#### [Task objective]
Starting at the top of the listing, extract every line up to and including the one with "const catKeys = categories.map(c". Pictures stay out of the copy.

#### [Raw data]
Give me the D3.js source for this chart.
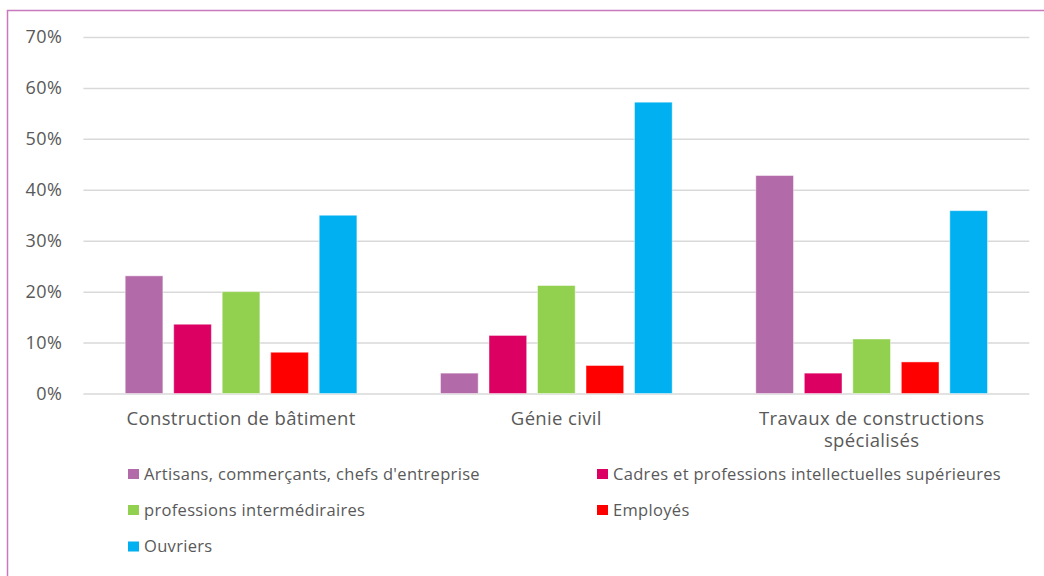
<!DOCTYPE html>
<html><head><meta charset="utf-8">
<script src="https://cdn.jsdelivr.net/npm/d3@7"></script>
<style>body{margin:0;background:#fff;} text{font-family:"Open Sans",sans-serif;fill:#595959;}</style>
</head><body><svg id="c" width="1044" height="576"></svg>
<script>
const categories = [["Construction de bâtiment"], ["Génie civil"], ["Travaux de constructions", "spécialisés"]];
const seriesNames = ["Artisans, commerçants, chefs d'entreprise", "Cadres et professions intellectuelles supérieures", "professions intermédiraires", "Employés", "Ouvriers"];
const seriesColors = ["#b36aa8", "#db0062", "#92d050", "#ff0000", "#00b0f0"];
const artisans = [23.1, 4.0, 42.8];
const cadres = [13.6, 11.4, 4.0];
const intermediaires = [20.0, 21.2, 10.7];
const employes = [8.1, 5.5, 6.2];
const ouvriers = [35.0, 57.2, 35.9];
const yTicks = [0, 10, 20, 30, 40, 50, 60, 70];

const seriesValues = [artisans, cadres, intermediaires, employes, ouvriers];
const svg = d3.select("#c");
const catKeys = categories.map(c => c.join(" "));

// frame
svg.append("rect").attr("x", 7.5).attr("y", 10.5).attr("width", 1100).attr("height", 600)
  .attr("fill", "none").attr("stroke", "#c879bd").attr("stroke-width", 1.5);

const y = d3.scaleLinear().domain([0, 70]).range([393.5, 37]);
const x0 = d3.scaleBand().domain(catKeys).range([83.4, 1029.3]);
const inner = 41.8;
const x1 = d3.scaleBand().domain(seriesNames).range([inner, x0.bandwidth() - inner]).paddingInner(0.223);

// grid
const yAxis = d3.axisLeft(y).tickValues(yTicks).tickFormat(d => d + "%").tickSize(-(1029.3 - 83.4)).tickPadding(21);
const gy = svg.append("g").attr("transform", "translate(83.4,0)").call(yAxis);
gy.select(".domain").remove();
gy.selectAll(".tick line").attr("stroke", "#d9d9d9").attr("stroke-width", 1.5);
gy.selectAll(".tick text").attr("font-size", 18).attr("letter-spacing", 0.5).attr("fill", "#595959");

// bars
const groups = svg.append("g").selectAll("g").data(catKeys).join("g")
  .attr("transform", d => `translate(${x0(d)},0)`);
groups.selectAll("rect").data((d, i) => seriesNames.map((s, j) => ({s, v: seriesValues[j][i], c: seriesColors[j]})))
  .join("rect")
  .attr("x", d => x1(d.s)).attr("width", x1.bandwidth())
  .attr("y", d => y(d.v)).attr("height", d => y(0) - y(d.v))
  .attr("fill", d => d.c).attr("stroke", "rgba(255,255,255,0.45)").attr("stroke-width", 1);

// category labels
const cl = svg.append("g").selectAll("text").data(categories).join("text")
  .attr("x", (d, i) => x0(catKeys[i]) + x0.bandwidth() / 2)
  .attr("y", 425).attr("text-anchor", "middle").attr("font-size", 18.5).attr("letter-spacing", 0.35);
cl.selectAll("tspan").data(d => d).join("tspan")
  .attr("x", function() { return this.parentNode.getAttribute("x"); })
  .attr("dy", (d, i) => i === 0 ? 0 : 22).text(d => d);

// legend
const legPos = [[128, 474], [597, 474], [128, 510], [597, 510], [128, 546.5]];
const lg = svg.append("g").selectAll("g").data(seriesNames).join("g")
  .attr("transform", (d, i) => `translate(${legPos[i][0]},${legPos[i][1]})`);
lg.append("rect").attr("x", 0).attr("y", -5).attr("width", 11).attr("height", 10).attr("fill", (d, i) => seriesColors[i]);
lg.append("text").attr("x", 16).attr("y", 5.5).attr("font-size", 16.5).attr("letter-spacing", 0.32).text(d => d);
</script></body></html>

#### [Task output]
Give me the D3.js source for this chart.
<!DOCTYPE html>
<html><head><meta charset="utf-8">
<script src="https://cdn.jsdelivr.net/npm/d3@7"></script>
<style>body{margin:0;background:#fff;} text{font-family:"Open Sans",sans-serif;fill:#595959;}</style>
</head><body><svg id="c" width="1044" height="576"></svg>
<script>
const categories = [["Construction de bâtiment"], ["Génie civil"], ["Travaux de constructions", "spécialisés"]];
const seriesNames = ["Artisans, commerçants, chefs d'entreprise", "Cadres et professions intellectuelles supérieures", "professions intermédiraires", "Employés", "Ouvriers"];
const seriesColors = ["#b36aa8", "#db0062", "#92d050", "#ff0000", "#00b0f0"];
const artisans = [23.1, 4.0, 42.8];
const cadres = [13.6, 11.4, 4.0];
const intermediaires = [20.0, 21.2, 10.7];
const employes = [8.1, 5.5, 6.2];
const ouvriers = [35.0, 57.2, 35.9];
const yTicks = [0, 10, 20, 30, 40, 50, 60, 70];

const seriesValues = [artisans, cadres, intermediaires, employes, ouvriers];
const svg = d3.select("#c");
const catKeys = categories.map(c => c.join(" "));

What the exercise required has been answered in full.